• _The exercise_: Pull every line that holds the word "this" from the entries.

___ Working data

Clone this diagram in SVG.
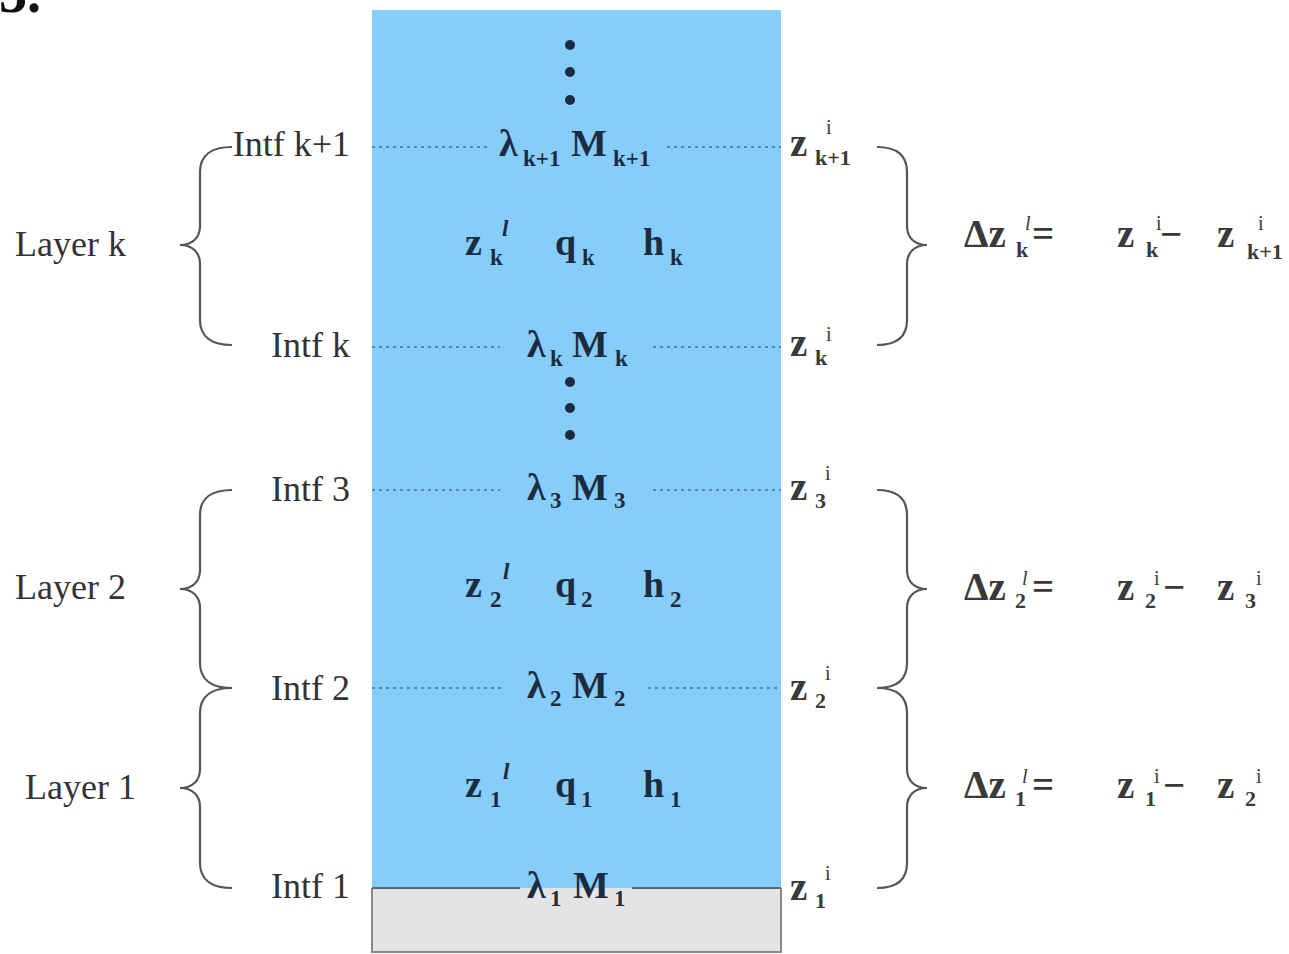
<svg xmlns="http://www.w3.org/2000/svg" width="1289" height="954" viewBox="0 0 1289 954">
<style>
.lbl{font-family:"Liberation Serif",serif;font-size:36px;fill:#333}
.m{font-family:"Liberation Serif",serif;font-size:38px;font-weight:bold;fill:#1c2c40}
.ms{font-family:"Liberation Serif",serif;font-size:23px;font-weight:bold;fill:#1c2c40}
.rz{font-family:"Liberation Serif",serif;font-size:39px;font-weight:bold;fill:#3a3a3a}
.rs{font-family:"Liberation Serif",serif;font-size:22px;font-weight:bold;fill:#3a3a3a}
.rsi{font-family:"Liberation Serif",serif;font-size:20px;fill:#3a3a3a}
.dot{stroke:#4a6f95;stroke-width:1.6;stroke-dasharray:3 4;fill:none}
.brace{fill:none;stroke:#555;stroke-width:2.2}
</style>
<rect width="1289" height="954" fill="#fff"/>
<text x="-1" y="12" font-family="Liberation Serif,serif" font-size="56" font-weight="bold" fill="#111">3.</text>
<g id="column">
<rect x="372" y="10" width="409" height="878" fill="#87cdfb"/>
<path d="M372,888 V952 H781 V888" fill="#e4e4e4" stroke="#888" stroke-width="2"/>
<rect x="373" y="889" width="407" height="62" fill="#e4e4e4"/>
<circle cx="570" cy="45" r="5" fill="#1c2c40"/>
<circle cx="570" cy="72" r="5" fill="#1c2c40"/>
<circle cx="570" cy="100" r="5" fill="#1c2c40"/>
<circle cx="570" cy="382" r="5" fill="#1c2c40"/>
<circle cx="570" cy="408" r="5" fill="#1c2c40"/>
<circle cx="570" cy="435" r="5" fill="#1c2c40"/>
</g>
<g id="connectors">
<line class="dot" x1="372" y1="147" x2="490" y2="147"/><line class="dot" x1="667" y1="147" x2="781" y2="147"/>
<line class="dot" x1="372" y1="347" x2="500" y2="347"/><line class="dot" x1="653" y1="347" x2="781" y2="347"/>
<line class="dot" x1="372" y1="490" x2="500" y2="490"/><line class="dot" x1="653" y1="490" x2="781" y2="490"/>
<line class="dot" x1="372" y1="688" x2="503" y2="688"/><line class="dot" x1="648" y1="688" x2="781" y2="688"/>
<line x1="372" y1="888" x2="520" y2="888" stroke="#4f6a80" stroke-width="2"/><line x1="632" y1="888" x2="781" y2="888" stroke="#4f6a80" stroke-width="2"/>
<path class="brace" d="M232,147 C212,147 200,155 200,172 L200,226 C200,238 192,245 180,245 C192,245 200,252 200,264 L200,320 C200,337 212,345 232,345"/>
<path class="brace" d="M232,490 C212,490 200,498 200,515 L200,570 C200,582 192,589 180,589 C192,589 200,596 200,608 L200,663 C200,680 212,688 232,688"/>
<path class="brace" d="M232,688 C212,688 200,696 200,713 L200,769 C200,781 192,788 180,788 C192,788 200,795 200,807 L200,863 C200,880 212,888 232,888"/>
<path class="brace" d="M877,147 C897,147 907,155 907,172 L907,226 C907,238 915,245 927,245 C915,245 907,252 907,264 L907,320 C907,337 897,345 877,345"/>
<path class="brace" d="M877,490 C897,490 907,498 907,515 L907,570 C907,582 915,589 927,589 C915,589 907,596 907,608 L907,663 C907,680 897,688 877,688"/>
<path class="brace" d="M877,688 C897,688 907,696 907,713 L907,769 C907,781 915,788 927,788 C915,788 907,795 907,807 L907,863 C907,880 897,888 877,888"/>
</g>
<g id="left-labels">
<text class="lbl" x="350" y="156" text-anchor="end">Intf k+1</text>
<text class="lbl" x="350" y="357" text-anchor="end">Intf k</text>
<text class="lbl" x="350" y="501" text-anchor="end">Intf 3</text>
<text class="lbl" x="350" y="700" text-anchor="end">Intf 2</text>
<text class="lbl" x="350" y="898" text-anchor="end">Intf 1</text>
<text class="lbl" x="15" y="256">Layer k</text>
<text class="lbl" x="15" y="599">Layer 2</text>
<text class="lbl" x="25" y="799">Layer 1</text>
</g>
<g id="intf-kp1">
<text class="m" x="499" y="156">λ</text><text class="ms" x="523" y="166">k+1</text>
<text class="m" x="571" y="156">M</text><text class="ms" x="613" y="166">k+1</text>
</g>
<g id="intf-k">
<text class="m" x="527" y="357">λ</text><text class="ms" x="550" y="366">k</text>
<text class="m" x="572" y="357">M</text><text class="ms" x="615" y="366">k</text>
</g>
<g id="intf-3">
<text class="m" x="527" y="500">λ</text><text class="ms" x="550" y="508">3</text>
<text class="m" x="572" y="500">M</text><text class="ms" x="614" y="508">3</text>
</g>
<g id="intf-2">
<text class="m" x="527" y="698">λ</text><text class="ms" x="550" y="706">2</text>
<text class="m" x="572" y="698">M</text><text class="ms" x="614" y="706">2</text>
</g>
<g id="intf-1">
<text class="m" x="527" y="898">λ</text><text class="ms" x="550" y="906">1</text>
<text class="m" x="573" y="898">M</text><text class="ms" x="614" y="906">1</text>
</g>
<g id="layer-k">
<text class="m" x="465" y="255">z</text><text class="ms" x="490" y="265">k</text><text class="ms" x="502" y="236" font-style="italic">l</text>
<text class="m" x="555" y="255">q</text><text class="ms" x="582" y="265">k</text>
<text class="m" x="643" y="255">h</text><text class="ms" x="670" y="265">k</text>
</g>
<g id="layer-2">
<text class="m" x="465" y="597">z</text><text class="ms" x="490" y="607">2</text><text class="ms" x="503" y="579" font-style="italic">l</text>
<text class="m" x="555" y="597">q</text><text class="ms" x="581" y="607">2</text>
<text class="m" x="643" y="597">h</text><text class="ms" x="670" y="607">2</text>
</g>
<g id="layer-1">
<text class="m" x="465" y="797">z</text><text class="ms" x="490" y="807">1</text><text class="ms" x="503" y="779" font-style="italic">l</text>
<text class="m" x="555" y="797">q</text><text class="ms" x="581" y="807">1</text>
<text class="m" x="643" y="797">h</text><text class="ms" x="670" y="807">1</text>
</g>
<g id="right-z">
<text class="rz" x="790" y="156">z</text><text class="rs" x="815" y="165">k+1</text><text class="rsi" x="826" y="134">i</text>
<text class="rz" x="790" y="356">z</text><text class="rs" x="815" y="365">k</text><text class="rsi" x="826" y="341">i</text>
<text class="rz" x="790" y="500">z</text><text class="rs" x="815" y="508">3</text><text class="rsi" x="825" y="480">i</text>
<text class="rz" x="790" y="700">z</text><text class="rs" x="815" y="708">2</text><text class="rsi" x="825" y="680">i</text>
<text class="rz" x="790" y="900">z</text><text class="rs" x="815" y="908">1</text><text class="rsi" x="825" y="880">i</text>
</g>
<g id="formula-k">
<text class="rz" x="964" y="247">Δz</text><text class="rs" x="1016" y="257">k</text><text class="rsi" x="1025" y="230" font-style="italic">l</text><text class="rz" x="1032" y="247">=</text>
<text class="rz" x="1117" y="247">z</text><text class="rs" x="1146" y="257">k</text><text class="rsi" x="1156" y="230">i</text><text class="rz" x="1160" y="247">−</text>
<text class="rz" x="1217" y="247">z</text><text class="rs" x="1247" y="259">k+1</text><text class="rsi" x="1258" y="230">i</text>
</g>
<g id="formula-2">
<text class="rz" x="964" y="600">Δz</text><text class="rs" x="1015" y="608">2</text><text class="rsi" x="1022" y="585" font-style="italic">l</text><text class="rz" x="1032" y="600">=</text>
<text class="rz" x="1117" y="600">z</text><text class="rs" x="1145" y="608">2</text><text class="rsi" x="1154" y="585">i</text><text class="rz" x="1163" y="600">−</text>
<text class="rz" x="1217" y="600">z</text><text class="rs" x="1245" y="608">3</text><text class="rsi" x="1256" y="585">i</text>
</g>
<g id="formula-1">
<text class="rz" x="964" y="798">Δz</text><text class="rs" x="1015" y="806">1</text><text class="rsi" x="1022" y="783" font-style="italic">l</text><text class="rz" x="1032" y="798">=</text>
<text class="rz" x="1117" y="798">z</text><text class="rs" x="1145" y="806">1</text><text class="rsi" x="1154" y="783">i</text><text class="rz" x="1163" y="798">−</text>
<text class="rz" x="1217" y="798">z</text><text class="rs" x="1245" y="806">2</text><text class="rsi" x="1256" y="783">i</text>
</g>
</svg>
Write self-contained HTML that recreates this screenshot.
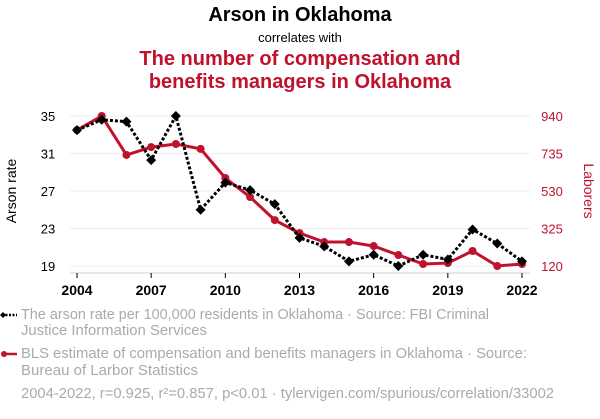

______

• _Written answer_:
Clone this diagram in SVG.
Write self-contained HTML that recreates this screenshot.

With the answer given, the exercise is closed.